Dramat małej Nadii z Jasła wyszedł na jaw pod koniec października 2023 roku. Jej matka, po sygnałach od innych członków rodziny, pojechała z nią do szpitala.
- Nadia płakała cały czas. Bratowa zauważyła jej spuchniętą rączkę i zaalarmowała nas. Wezwałam pogotowie. Złamanie okazało się poważne. Córka pojechała karetką do szpitala w Rzeszowie i dopiero tam, na sali przebierając ją, zauważyła jej czerwoną nóżkę – opowiadała babcia dziewczynki w rozmowie z Uwagą!
Podejrzanymi o znęcanie się nad dziewczynką są jej ojciec - 24-letni pan Artur oraz matka, 20-letnia pani Magdalena. Para nie była małżeństwem, ale od prawie dwóch lat mieszkali razem. Oboje trafili do aresztu i usłyszeli zarzuty. Ojciec nie przyznał się do winy, matka – jedynie częściowo.
Gdzie trafi mała Nadia?
Na szczęście po kilku tygodniach spędzonych w szpitalu dziewczynka wraca do zdrowia i niedługo będzie mogła opuścić rzeszowską placówkę. Obecnie przechodzi rehabilitację.
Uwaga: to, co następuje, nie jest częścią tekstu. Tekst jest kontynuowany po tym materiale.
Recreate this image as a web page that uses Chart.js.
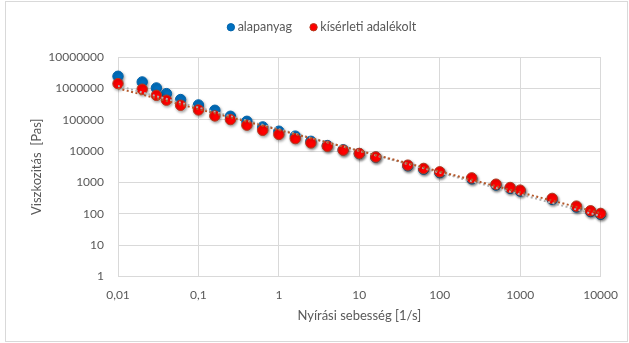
<!DOCTYPE html>
<html>
<head>
<meta charset="utf-8">
<script src="https://cdn.jsdelivr.net/npm/chart.js@4.4.1/dist/chart.umd.min.js"></script>
<style>
  html, body { margin: 0; padding: 0; background: #ffffff; }
  #wrap { position: relative; width: 629px; height: 343px; }
  #frame { position: absolute; left: 5px; top: 1px; width: 621px; height: 339px; border: 1px solid #d9d9d9; }
  #c { position: absolute; left: 0; top: 0; }
</style>
</head>
<body>
<div id="wrap">
  <div id="frame"></div>
  <canvas id="c" width="629" height="343"></canvas>
</div>
<script>
// Shear rate [1/s] of each measurement point
const shearRates = [0.01, 0.02, 0.03, 0.04, 0.06, 0.1, 0.16, 0.25, 0.4, 0.63, 1, 1.6, 2.5, 4, 6.3, 10, 16,
                    40, 63, 100, 250, 500, 750, 1000, 2500, 5000, 7500, 10000];

// Viscosity [Pas] – base material
const viscBase = [2.43e6, 1.6e6, 1.03e6, 6.8e5, 4.4e5, 2.96e5, 2.0e5, 1.29e5, 8.9e4, 5.9e4, 4.3e4, 3.0e4, 2.05e4,
                  1.5e4, 1.1e4, 8.3e3, 6.4e3, 3.4e3, 2.65e3, 2.05e3, 1.3e3, 830, 650, 530, 290, 165, 118, 97];

// Viscosity [Pas] – experimental, with additive
const viscAdditive = [1.42e6, 9.4e5, 6.0e5, 4.2e5, 2.9e5, 2.05e5, 1.32e5, 1.01e5, 6.7e4, 4.6e4, 3.4e4, 2.5e4, 1.82e4,
                      1.43e4, 1.07e4, 8.4e3, 6.5e3, 3.56e3, 2.8e3, 2.18e3, 1.4e3, 880, 690, 570, 310, 176, 125, 103];

// Power trend lines (straight in log–log), given by their end points
const trendShear = [0.01, 10000];
const trendBase = [1.2e6, 85];
const trendAdditive = [1.0e6, 105];

// Axis ticks and their labels
const xTickValues = [0.01, 0.1, 1, 10, 100, 1000, 10000];
const xTickLabels = ['0,01', '0,1', '1', '10', '100', '1000', '10000'];
const yTickValues = [1, 10, 100, 1000, 10000, 100000, 1000000, 10000000];
const yTickLabels = ['1', '10', '100', '1000', '10000', '100000', '1000000', '10000000'];

const seriesNames = ['alapanyag', 'kísérleti adalékolt'];

const textColor = '#595959';
const gridColor = '#d9d9d9';
const fontFamily = 'Lato, "Open Sans", sans-serif';

const toPoints = (xs, ys) => xs.map((x, i) => ({ x: x, y: ys[i] }));

// Soft drop shadow under the markers
const markerShadow = {
  id: 'markerShadow',
  beforeDatasetDraw(chart, args) {
    if (chart.data.datasets[args.index].showLine) return;
    const ctx = chart.ctx;
    ctx.save();
    ctx.shadowColor = 'rgba(0,0,0,0.35)';
    ctx.shadowBlur = 3;
    ctx.shadowOffsetX = 1;
    ctx.shadowOffsetY = 1.5;
  },
  afterDatasetDraw(chart, args) {
    if (chart.data.datasets[args.index].showLine) return;
    chart.ctx.restore();
  }
};

// Legend sits in the top band, slightly right of centre
const legendPlacement = {
  id: 'legendPlacement',
  afterLayout(chart) {
    const lg = chart.legend;
    if (!lg) return;
    lg.top -= 13.5; lg.bottom -= 13.5;
    lg.left += 8; lg.right += 8;
  }
};

new Chart(document.getElementById('c'), {
  type: 'scatter',
  data: {
    datasets: [
      {
        label: 'Hatvány (kísérleti adalékolt)',
        data: toPoints(trendShear, trendAdditive),
        showLine: true,
        borderColor: '#B4582A',
        borderWidth: 2,
        borderDash: [2, 2.5],
        pointRadius: 0,
        fill: false,
        order: 0
      },
      {
        label: 'Hatvány (alapanyag)',
        data: toPoints(trendShear, trendBase),
        showLine: true,
        borderColor: '#B0B0B0',
        borderWidth: 2,
        borderDash: [2, 2.5],
        pointRadius: 0,
        fill: false,
        order: 1
      },
      {
        label: seriesNames[1],
        data: toPoints(shearRates, viscAdditive),
        backgroundColor: '#FF0000',
        borderColor: '#B33A1E',
        borderWidth: 1,
        pointRadius: 5.2,
        pointHoverRadius: 5.2,
        clip: false,
        order: 2
      },
      {
        label: seriesNames[0],
        data: toPoints(shearRates, viscBase),
        backgroundColor: '#0070C0',
        borderColor: '#0063AA',
        borderWidth: 1,
        pointRadius: 5.2,
        pointHoverRadius: 5.2,
        clip: false,
        order: 3
      }
    ]
  },
  options: {
    responsive: false,
    animation: false,
    devicePixelRatio: 1,
    layout: { padding: { left: 29, right: 27.5, top: 13.5, bottom: 19 } },
    plugins: {
      tooltip: { enabled: false },
      legend: {
        position: 'top',
        labels: {
          usePointStyle: true,
          pointStyle: 'circle',
          boxWidth: 1,
          boxHeight: 5.2,
          padding: 21,
          color: textColor,
          font: { family: fontFamily, size: 12.5 },
          filter: (item) => seriesNames.includes(item.text),
          sort: (a, b) => seriesNames.indexOf(a.text) - seriesNames.indexOf(b.text)
        }
      }
    },
    scales: {
      x: {
        type: 'logarithmic',
        min: xTickValues[0],
        max: xTickValues[xTickValues.length - 1],
        afterBuildTicks: (scale) => { scale.ticks = xTickValues.map(v => ({ value: v })); },
        afterFit: (scale) => { scale.height = 47.5; },
        ticks: {
          autoSkip: false,
          maxRotation: 0,
          padding: 11,
          color: textColor,
          font: { family: fontFamily, size: 12 },
          callback: (value, index) => xTickLabels[index]
        },
        grid: { color: gridColor, lineWidth: 1, drawTicks: false },
        border: { display: false },
        title: {
          display: true,
          text: 'Nyírási sebesség [1/s]',
          color: textColor,
          font: { family: fontFamily, size: 13 },
          padding: 0
        }
      },
      y: {
        type: 'logarithmic',
        min: yTickValues[0],
        max: yTickValues[yTickValues.length - 1],
        afterBuildTicks: (scale) => { scale.ticks = yTickValues.map(v => ({ value: v })); },
        afterFit: (scale) => { scale.width = 89; },
        ticks: {
          autoSkip: false,
          padding: 14,
          color: textColor,
          font: { family: fontFamily, size: 12 },
          callback: (value, index) => yTickLabels[index]
        },
        grid: { color: gridColor, lineWidth: 1, drawTicks: false },
        border: { display: false },
        title: {
          display: true,
          text: 'Viszkozitás  [Pas]',
          color: textColor,
          font: { family: fontFamily, size: 13 },
          padding: 0
        }
      }
    }
  },
  plugins: [markerShadow, legendPlacement]
});
</script>
</body>
</html>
O opiekę nad nią ubiegali się jej dziadkowie – rodzice 20-letniej Magdaleny, matki Nadii.
Jak informuje tvn24.pl, wniosek ten odrzucił jednak Sąd Rejonowy w Jaśle. Zdaniem Grażyny Krzyżanowskiej, szefowej tamtejszej prokuratury, niemożliwym jest, żeby babcia dziewczynki nie zauważyła wcześniej obrażeń dziecka.
Tydzień przed tym jak Nadia trafiła do szpitala, 20-latka razem z dzieckiem przeprowadziła się do swoich rodziców. Okoliczności te mają zostać wyjaśnione, a na czas wyjaśnień czteromiesięczna Nadia ma trafić pod opiekę rodziny zastępczej.